Hello everyone,
I am currently struggling with Splunk limitations when it comes to joining two queries handling very large datasets (the two sets are two large to hold within the limits.conf limitations and I only get partial results).
I am trying to find out for each entity if a first property is true for each hour, and if this first property is true, find out in these valid hours the value of a second property to finally perform its sum per entity. Each query information is present in a dedicated datamodel, which I need to join using the entity id + the time (to get the hourly result). Unfortunately, the query gives me only partial results since the first data model contains more than 2 millions events, while the second data model contains approximately 35 millions. The computation is done over a week.
The result of these two queries is then summed up to provide the count of hours that contain the second property per entity.
Below is what I am trying to achieve:
| tstats values(main.is_valid) as is_valid from datamodel=validity where nodename=main AND main.is_valid=true groupby _time span=1h, main.entity
| rename main.entity as entity
| eval is_valid=if(is_valid LIKE "%true%", 1, 0)
| fields _time, entity, is_valid
| join _time, entity type=left [
| tstats count as second_events from datamodel=secondary where nodename=main groupby _time span=1h, main.entity
| rename main.entity as entity
| eval is_true=if(second_events > 0, 1, 0)
| fields _time, entity, is_true
]
| fillnull is_true
| fields _time, entity, is_valid, is_true
| stats sum(is_true) by entity
I might not be using the best possible approach or might be missing something. I would be extremely glad if you could provide me with suggestions to achieve what I am trying to do.
Thank you very much!
Have you tried tstats append=t
?
If that won't work for you (I am not sure about limits there), then there is only one way to losslessly join datasets, do it like this:
| tstats values(main.is_valid) as is_valid from datamodel=validity where nodename=main AND main.is_valid=true groupby _time span=1h, main.entity
| rename main.entity as entity
| eval is_valid=if(is_valid LIKE "%true%", 1, 0)
| eval DATASET="1"
| fields _time, entity, is_valid DATASET
| appendpipe [
| tstats count as second_events from datamodel=secondary where nodename=main groupby _time span=1h, main.entity
| rename main.entity as entity
| eval is_true=if(second_events > 0, 1, 0)
| eval DATASET="2"
| fields _time, entity, is_valid DATASET
]
| fillnull is_true
| stats values(*) AS * dc(DATASET) AS numDatasets BY _time entity
| rename COMMENT AS "put your join logic here: use '|search DATASET=1' for left join, '|search DATASET=2' for right join, '|search numDatasets=1' for disunion, '|search numDatasets=2 for intersection"
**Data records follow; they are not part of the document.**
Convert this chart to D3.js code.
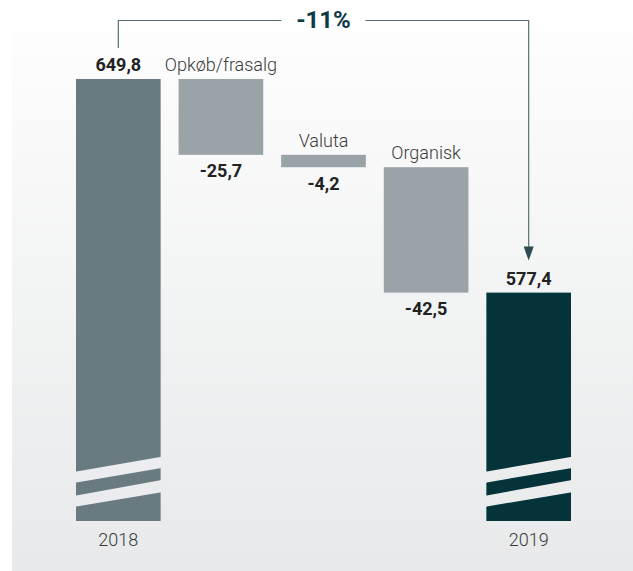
<!DOCTYPE html>
<html>
<head>
<meta charset="utf-8">
<script src="https://cdn.jsdelivr.net/npm/d3@7"></script>
<style>
  html, body { margin: 0; padding: 0; background: #fff; }
  svg { display: block; font-family: Roboto, "Noto Sans", sans-serif; }
</style>
</head>
<body>
<div id="chart"></div>
<script>
// ---- data ------------------------------------------------------------------
const categories = ['2018', 'Opkøb/frasalg', 'Valuta', 'Organisk', '2019'];
const values = [649.8, -25.7, -4.2, -42.5, 577.4];
const kinds = ['total', 'delta', 'delta', 'delta', 'total'];
const changeLabel = '-11%';
const axisBase = 500; // broken axis: bars start here

// ---- layout ----------------------------------------------------------------
const W = 633, H = 571;
const fmt = d3.formatLocale({ decimal: ',', thousands: '.', grouping: [3], currency: ['', ' kr'], minus: '-' }).format('.1f');

const svg = d3.select('#chart').append('svg')
  .attr('width', W).attr('height', H);

const defs = svg.append('defs');
const grad = defs.append('linearGradient')
  .attr('id', 'bg').attr('gradientUnits', 'userSpaceOnUse')
  .attr('x1', 0).attr('y1', 33).attr('x2', 0).attr('y2', H);
grad.append('stop').attr('offset', 0).attr('stop-color', '#fdfdfd');
grad.append('stop').attr('offset', 1).attr('stop-color', '#e7e9ea');

svg.append('rect')
  .attr('x', 12).attr('y', 33).attr('width', W - 12).attr('height', H - 33)
  .attr('fill', 'url(#bg)');

const x = d3.scaleBand().domain(categories).range([76, 571])
  .paddingInner(0.175).paddingOuter(0);
const y = d3.scaleLinear().domain([axisBase, 650]).range([521, 78.4]);

// running totals for the waterfall
let running = 0;
const bars = categories.map((c, i) => {
  let top, bottom;
  if (kinds[i] === 'total') {
    running = values[i];
    top = y(values[i]); bottom = y(axisBase);
  } else {
    const start = running;
    running += values[i];
    top = y(start); bottom = y(running);
  }
  return { c, i, v: values[i], kind: kinds[i], top, bottom };
});

const fillFor = d => d.kind === 'delta' ? '#9aa3a8' : (d.i === 0 ? '#697b80' : '#04343a');

svg.append('g').selectAll('rect')
  .data(bars).join('rect')
  .attr('x', d => x(d.c))
  .attr('y', d => d.top)
  .attr('width', x.bandwidth())
  .attr('height', d => d.bottom - d.top)
  .attr('fill', fillFor);

// axis-break bands across the total bars
const bw = x.bandwidth();
const breaks = [[-49.3, -38.3, -64.3, -53], [-25.3, -14.3, -41, -28.7]];
bars.filter(d => d.kind === 'total').forEach(d => {
  const x0 = x(d.c) - 1, x1 = x(d.c) + bw + 1;
  breaks.forEach(b => {
    svg.append('polygon')
      .attr('points', [[x0, d.bottom + b[0]], [x1, d.bottom + b[2]], [x1, d.bottom + b[3]], [x0, d.bottom + b[1]]].join(' '))
      .attr('fill', 'url(#bg)');
  });
});

// value labels
svg.append('g').selectAll('text')
  .data(bars).join('text')
  .attr('x', d => x(d.c) + bw / 2)
  .attr('y', d => d.kind === 'total' ? d.top - 7.5 : d.bottom + 22.5)
  .attr('text-anchor', 'middle')
  .attr('font-size', '18px').attr('font-weight', 700).attr('fill', '#222')
  .text(d => fmt(d.v));

// category labels: deltas above their bar, totals below
svg.append('g').selectAll('text')
  .data(bars).join('text')
  .attr('x', d => x(d.c) + bw / 2)
  .attr('y', d => d.kind === 'total' ? d.bottom + 25 : d.top - 8)
  .attr('text-anchor', 'middle')
  .attr('font-size', '18px').attr('font-weight', 300).attr('fill', '#3a3a3a')
  .text(d => d.c);

// bracket with change
const first = bars[0], last = bars[bars.length - 1];
const xa = x(first.c) + bw / 2, xb = x(last.c) + bw / 2;
const midX = (xa + xb) / 2, yLine = 20.5;
const lineCol = '#5a6f75';

svg.append('path')
  .attr('d', `M${xa},48 V${yLine} H${midX - 42}`)
  .attr('fill', 'none').attr('stroke', lineCol).attr('stroke-width', 1.2);
svg.append('path')
  .attr('d', `M${midX + 42},${yLine} H${xb} V${last.top - 45}`)
  .attr('fill', 'none').attr('stroke', lineCol).attr('stroke-width', 1.2);
svg.append('path')
  .attr('d', `M${xb - 5},${last.top - 46} L${xb + 5},${last.top - 46} L${xb},${last.top - 32} Z`)
  .attr('fill', '#2f4b52');

svg.append('text')
  .attr('x', midX).attr('y', 28)
  .attr('text-anchor', 'middle')
  .attr('font-size', '24px').attr('font-weight', 700).attr('fill', '#0d3b45')
  .text(changeLabel);
</script>
</body>
</html>
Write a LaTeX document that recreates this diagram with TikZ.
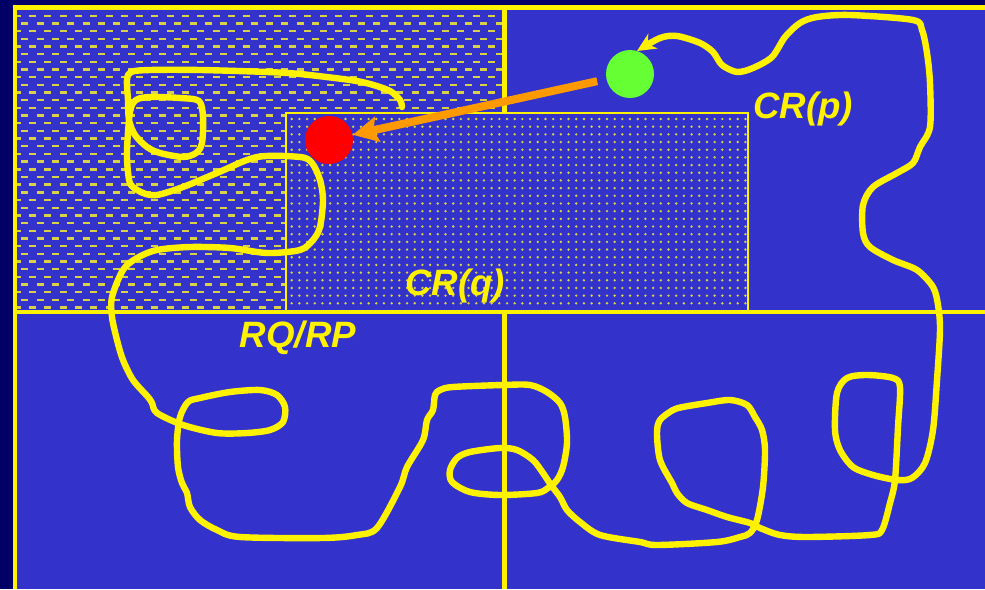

| fields _time, entity, is_valid, is_true
| stats sum(is_true) by entity
You might want to remove the prestats=t from the second tstats.
It is required when using append=t
.
Thank you very much for your answer.
Unfortunately, your query does not work, when I search DATASET=2, it produces no result (it looks like only the first dataset is kept). I obviously tried to run the query separately and it outputs results properly, only when appendpipe is used that it does not work.
I have also tried to use prestats like below but it does not output any other properties than _time and mount_id:
| tstats prestats=t values(main.valid_event) as is_valid_hour from datamodel=hour_validity where nodename=main AND main.is_valid_hour=true groupby _time span=1h, main.entity
| tstats prestats=t append=t count as true_events from datamodel=true_events where nodename=main groupby _time span=1h, main.entity
| table _time, entity, is_valid_hour, true_events
Your situation makes no sense to me. Are you sure that you are describing everything accurately?